There is an alternative solution that does not require the transform, and allows you to still use namespaces if and when you need to. It's kind of a head-slapper for those who know XPath.

Consider the following XPath:

/xml/*[name()='Person' and namespace-uri()='UsergroupLeadersNamespace' and @name='Jason']/*[name()='url']

It is a little more complicated, yes, but allows you to work with the original XML as-is. Here's the magic of how it works (using Listing 2 as a source of data):

The root "xml" element did not have a default namespace defined, so it can remain in the XPath as is (no prefix). However, the "Person" element belonging to the "UsergroupLeadersNamespace" needs a prefix in XPath.
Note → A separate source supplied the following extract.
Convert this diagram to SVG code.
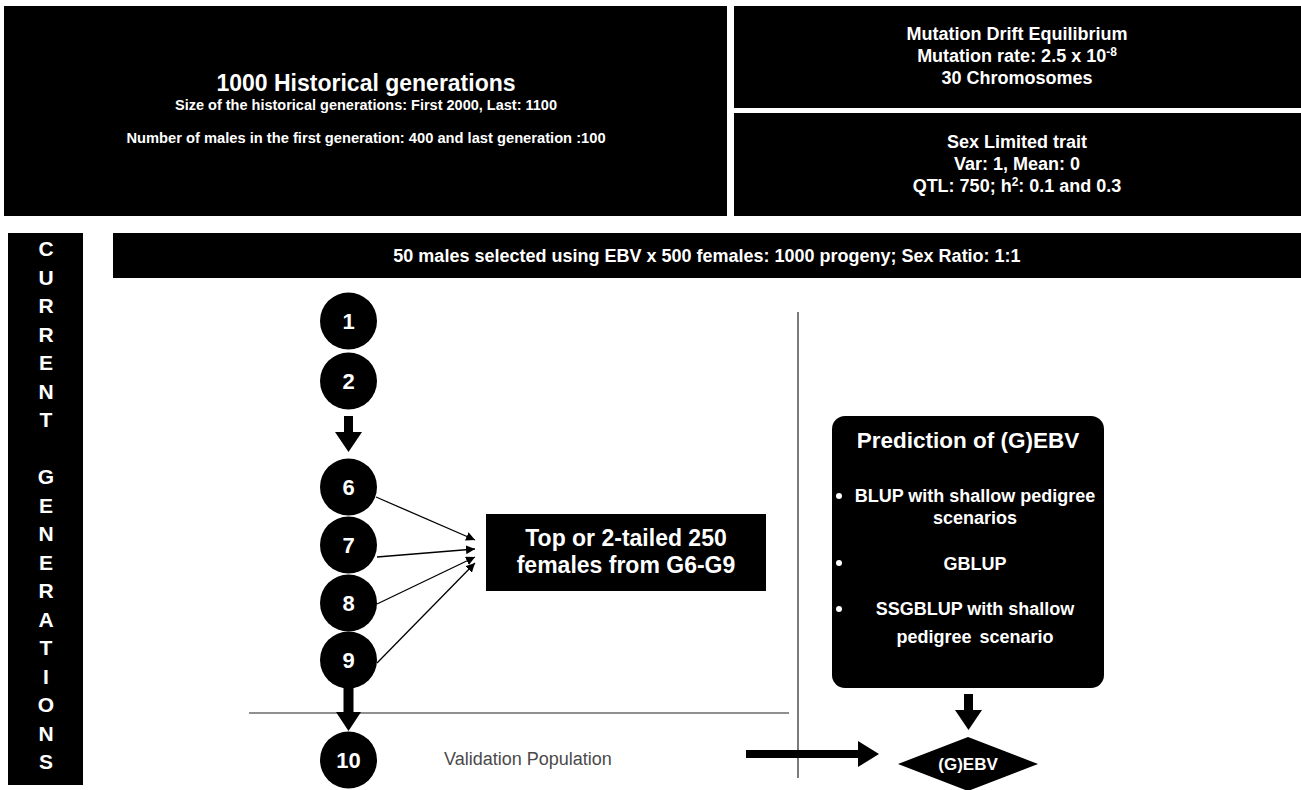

Or does it?

Turns out that if I just use "*" as my second step, then that selects all elements that are children of the root "xml" node. I can then create a predicate that utilizes the built-in XPath functions of "name()" and "namespace-uri()" in order to match these to the values that I need to use.

Finally, because my second step matched the namespace-uri to "UsergroupLeadersNamespace", and I know that in the case of Listing 2, all elements below that point belong to the same namespace, I don't have to continue checking the namespace-uri() value in the predicates of subsequent steps (i.e., I can get away with only checking the name() value).

Bottom line:

/xml/*[name()='Person' and namespace-uri()='UsergroupLeadersNamespace' 
and @name='Jason']/*[name()='url' and namespace-uri()='UsergroupLeadersNamespace']
becomes equivalent to being able to use
/xml/b:Person[@name='Jason']/b:url
if you could pass in a XmlNamespaceManager object.

kick it on DotNetKicks.com

UPDATE 2006-08-14: I just wanted to disclose that after Googling a bit more, I found plenty of references to the XPath method described here for querying namespace-qualified XML (just not in the context of the XmlDataSource). It's still a neat method to keep in mind in case the scenario ever presents itself again.